Depois, Carlos foi transferido para a unidade da Granja Viana, uma instituição de retaguarda da rede São Camilo e que ajudou na recuperação. Segundo a filha, essa internação particular já foi paga. O idoso retornou para casa apenas no último dia 4.
Antes de comprar a banca de jornal há 21 anos, Carlos Massatoshi Higa, segundo relata sua filha, foi representante comercial de equipamentos médicos, motorista particular e de táxi, trabalhou em feira e confecção. Ele, que é casado com Mieko, 66 anos, é morador da Vila Nova Cachoeirinha há mais de 50 anos.
Discussão judicial
Casos como esse podem parar na Justiça, segundo Marco Antonio Araujo Junior, especialista em direito do consumidor. Segundo o especialista, uma negociação só seria possível com liberalidade das partes, mas que o hospital particular pode executar o contrato assinado no começo da internação para pedir os valores.
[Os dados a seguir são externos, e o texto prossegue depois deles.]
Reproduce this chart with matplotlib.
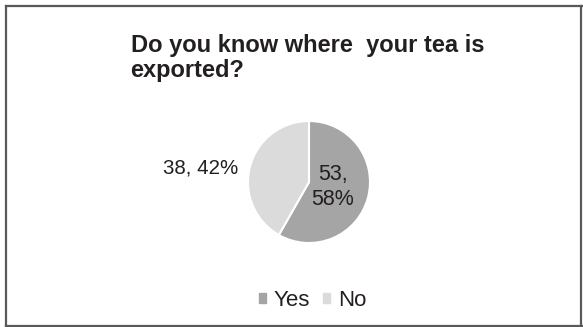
import matplotlib.pyplot as plt
from matplotlib.patches import Rectangle
from matplotlib.lines import Line2D

plt.rcParams['font.family'] = ['Liberation Sans', 'DejaVu Sans']

labels = ['Yes', 'No']
counts = [53, 38]
percents = [58, 42]
colors = ['#a5a5a5', '#dbdbdb']
text_color = '#231f20'

fig = plt.figure(figsize=(5.83, 3.27), dpi=100)

# frame around the chart area
frame = dict(color='#595959', linewidth=1.6, transform=fig.transFigure)
fig.lines.append(Line2D([0.011, 0.998], [0.983, 0.983], **frame))
fig.lines.append(Line2D([0.011, 0.011], [0.003, 0.983], **frame))
fig.lines.append(Line2D([0.011, 0.998], [0.004, 0.004], **frame))
fig.lines.append(Line2D([0.997, 0.997], [0.003, 0.983], **frame))

fig.text(0.224, 0.895, 'Do you know where  your tea is\nexported?', fontsize=17,
         fontweight='bold', color=text_color, ha='left', va='top', linespacing=1.1)

# axes in pixel units, origin bottom-left
ax = fig.add_axes([0.0, 0.0, 1.0, 1.0])
ax.axis('off')

wedges, _ = ax.pie(counts, colors=colors, startangle=90, counterclock=False,
                   center=(309, 145), radius=61,
                   wedgeprops=dict(edgecolor='white', linewidth=1.5))
ax.set_xlim(0, 583)
ax.set_ylim(0, 327)
ax.set_aspect('equal')

ax.text(333, 140, f'{counts[0]},\n{percents[0]}%', fontsize=15.5, color=text_color,
        ha='center', va='center', linespacing=1.25)
ax.text(201, 159, f'{counts[1]}, {percents[1]}%', fontsize=14.8, color=text_color,
        ha='center', va='center')

handles = [Rectangle((0, 0), 1, 1, color=c) for c in colors]
fig.legend(handles, labels, loc='center', bbox_to_anchor=(0.536, 0.08), ncol=2,
           frameon=False, fontsize=16, handlelength=0.32, handleheight=0.32,
           handletextpad=0.35, columnspacing=0.6, labelcolor=text_color)

fig.savefig('out.png', dpi=100)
“Se ela tiver bens, os bens serão executados, o juiz pode determinar o bloqueio da conta corrente e de investimentos, e a pessoa entra em um processo de execução de dívida como em qualquer outro contrato”, diz.
Resposta
Em nota à reportagem, a rede de Hospitais São Camilo de São Paulo afirma que oferta serviços particulares de forma transparente e com custos compatíveis com o mercado.
“O acometimento por Covid-19 pode implicar em internações de longa permanência, com valores notoriamente altos. No caso em questão, as informações eram atualizadas constantemente à família”, diz a rede.
“A instituição reforça sua missão de cuidar e valorizar a vida, priorizando a excelência dos serviços prestados, e segue à disposição para quaisquer esclarecimentos”, completa.
Já o Governo de São Paulo, gestão João Doria (PSDB), o caso de Carlos foi conduzido inicialmente pela Central de Regulação Estadual, com vaga cedida para o Hospital da Brasilândia em 12 de junho.
“Posteriormente, o caso foi assumido pela Central de Regulação do município de São Paulo, com vaga de UTI cedida no Conjunto Hospitalar do Mandaqui em 24 de junho. Entretanto, o paciente não deu entrada na unidade e não houve novas solicitações junto à Regulação estadual”, afirma.